The burden on the EU, however, is substantial. Ukraine is a major agricultural producer and faces enormous reconstruction needs resulting from the war. This year, the EU approved a financial package worth approximately $105.3 billion for Ukraine while also supporting energy infrastructure restoration and expanded defense production. If accession becomes reality, the bloc will face adjustment pressures across the Common Agricultural Policy, regional development funds, labor markets, energy networks, and defense procurement systems. Resistance from member states with significant agricultural interests, including France and Poland, is also likely to intensify during the later stages of negotiations.

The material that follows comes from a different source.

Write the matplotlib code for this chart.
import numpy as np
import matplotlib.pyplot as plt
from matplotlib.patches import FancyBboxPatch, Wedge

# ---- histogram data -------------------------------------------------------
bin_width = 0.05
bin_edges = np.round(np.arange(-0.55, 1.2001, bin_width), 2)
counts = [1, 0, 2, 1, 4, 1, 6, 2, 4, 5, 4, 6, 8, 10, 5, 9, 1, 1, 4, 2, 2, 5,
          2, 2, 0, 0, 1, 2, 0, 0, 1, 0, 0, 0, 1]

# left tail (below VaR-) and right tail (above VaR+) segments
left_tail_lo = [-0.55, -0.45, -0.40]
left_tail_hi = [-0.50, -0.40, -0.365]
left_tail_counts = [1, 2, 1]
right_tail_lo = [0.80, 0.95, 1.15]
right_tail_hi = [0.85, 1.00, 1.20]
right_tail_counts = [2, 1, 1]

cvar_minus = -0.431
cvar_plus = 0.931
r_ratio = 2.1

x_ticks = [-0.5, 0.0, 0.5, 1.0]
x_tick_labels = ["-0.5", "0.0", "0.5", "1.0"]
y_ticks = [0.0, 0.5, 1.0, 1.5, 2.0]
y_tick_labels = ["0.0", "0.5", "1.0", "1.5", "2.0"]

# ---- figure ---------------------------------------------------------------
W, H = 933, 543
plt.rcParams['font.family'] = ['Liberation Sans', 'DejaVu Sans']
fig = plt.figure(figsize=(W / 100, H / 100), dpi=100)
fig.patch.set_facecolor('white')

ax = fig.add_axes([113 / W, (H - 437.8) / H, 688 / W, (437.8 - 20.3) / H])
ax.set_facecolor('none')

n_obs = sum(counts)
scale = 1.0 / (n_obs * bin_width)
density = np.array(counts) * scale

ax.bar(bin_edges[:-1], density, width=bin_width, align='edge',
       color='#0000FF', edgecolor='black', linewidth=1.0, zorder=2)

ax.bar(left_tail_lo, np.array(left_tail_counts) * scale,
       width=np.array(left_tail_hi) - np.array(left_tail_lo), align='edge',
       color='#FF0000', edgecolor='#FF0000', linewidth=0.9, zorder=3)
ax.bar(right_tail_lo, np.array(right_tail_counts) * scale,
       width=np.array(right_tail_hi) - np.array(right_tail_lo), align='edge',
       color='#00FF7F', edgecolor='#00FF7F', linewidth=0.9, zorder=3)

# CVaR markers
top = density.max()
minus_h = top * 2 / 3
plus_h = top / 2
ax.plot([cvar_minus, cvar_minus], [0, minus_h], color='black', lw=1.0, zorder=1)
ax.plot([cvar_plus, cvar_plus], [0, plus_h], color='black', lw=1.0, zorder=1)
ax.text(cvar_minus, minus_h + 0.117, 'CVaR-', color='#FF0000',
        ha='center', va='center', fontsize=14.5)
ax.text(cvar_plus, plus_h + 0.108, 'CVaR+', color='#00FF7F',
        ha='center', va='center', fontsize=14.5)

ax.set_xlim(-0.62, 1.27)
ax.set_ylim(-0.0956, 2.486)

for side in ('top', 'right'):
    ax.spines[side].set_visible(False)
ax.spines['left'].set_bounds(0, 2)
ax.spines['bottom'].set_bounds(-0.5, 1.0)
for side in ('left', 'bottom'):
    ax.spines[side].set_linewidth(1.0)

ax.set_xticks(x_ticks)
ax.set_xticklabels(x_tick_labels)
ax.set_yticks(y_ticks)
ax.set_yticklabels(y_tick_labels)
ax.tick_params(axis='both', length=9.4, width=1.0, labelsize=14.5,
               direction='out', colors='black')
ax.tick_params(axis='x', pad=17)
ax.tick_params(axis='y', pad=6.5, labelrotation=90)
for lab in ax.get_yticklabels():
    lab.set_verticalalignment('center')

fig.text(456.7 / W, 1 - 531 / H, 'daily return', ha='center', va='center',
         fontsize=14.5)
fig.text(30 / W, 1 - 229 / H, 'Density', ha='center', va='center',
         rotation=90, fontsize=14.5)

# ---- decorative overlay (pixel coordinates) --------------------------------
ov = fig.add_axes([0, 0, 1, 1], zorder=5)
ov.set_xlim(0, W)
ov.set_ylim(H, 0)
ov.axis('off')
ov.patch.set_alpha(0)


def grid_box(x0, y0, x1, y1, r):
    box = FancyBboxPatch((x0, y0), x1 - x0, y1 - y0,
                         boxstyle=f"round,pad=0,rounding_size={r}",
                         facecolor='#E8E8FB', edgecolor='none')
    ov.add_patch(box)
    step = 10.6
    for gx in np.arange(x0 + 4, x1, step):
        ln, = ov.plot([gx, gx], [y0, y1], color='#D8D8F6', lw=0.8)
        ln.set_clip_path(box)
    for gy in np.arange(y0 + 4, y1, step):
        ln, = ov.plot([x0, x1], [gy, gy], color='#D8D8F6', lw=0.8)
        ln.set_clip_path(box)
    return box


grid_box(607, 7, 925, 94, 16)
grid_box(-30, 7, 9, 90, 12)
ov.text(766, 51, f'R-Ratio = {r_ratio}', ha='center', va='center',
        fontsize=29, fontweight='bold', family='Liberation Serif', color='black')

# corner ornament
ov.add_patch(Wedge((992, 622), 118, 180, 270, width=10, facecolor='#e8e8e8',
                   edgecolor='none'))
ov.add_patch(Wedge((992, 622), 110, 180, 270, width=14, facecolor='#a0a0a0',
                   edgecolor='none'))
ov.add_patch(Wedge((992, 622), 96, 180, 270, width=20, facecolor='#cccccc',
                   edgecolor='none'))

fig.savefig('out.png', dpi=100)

Nevertheless, the EU’s decision to launch accession talks reflects a broader calculation regarding long-term security costs. Leaving Ukraine in a geopolitical gray zone would increase the likelihood of renewed Russian invasions, refugee flows, energy disruptions, cyberattacks, and arms races. The EU is therefore seeking to bring Ukraine into its institutional framework, transforming external instability costs into internally managed security expenditures. Some advocates of a hardline Western position have warned that any peace settlement involving territorial concessions could amount to a replay of the 1938 Munich Agreement. Yet Europe’s current security environment differs fundamentally from that era. Following the cession of the Sudetenland, Czechoslovakia remained outside any external security guarantee system. Ukraine, by contrast, is being integrated into Europe’s political and economic framework.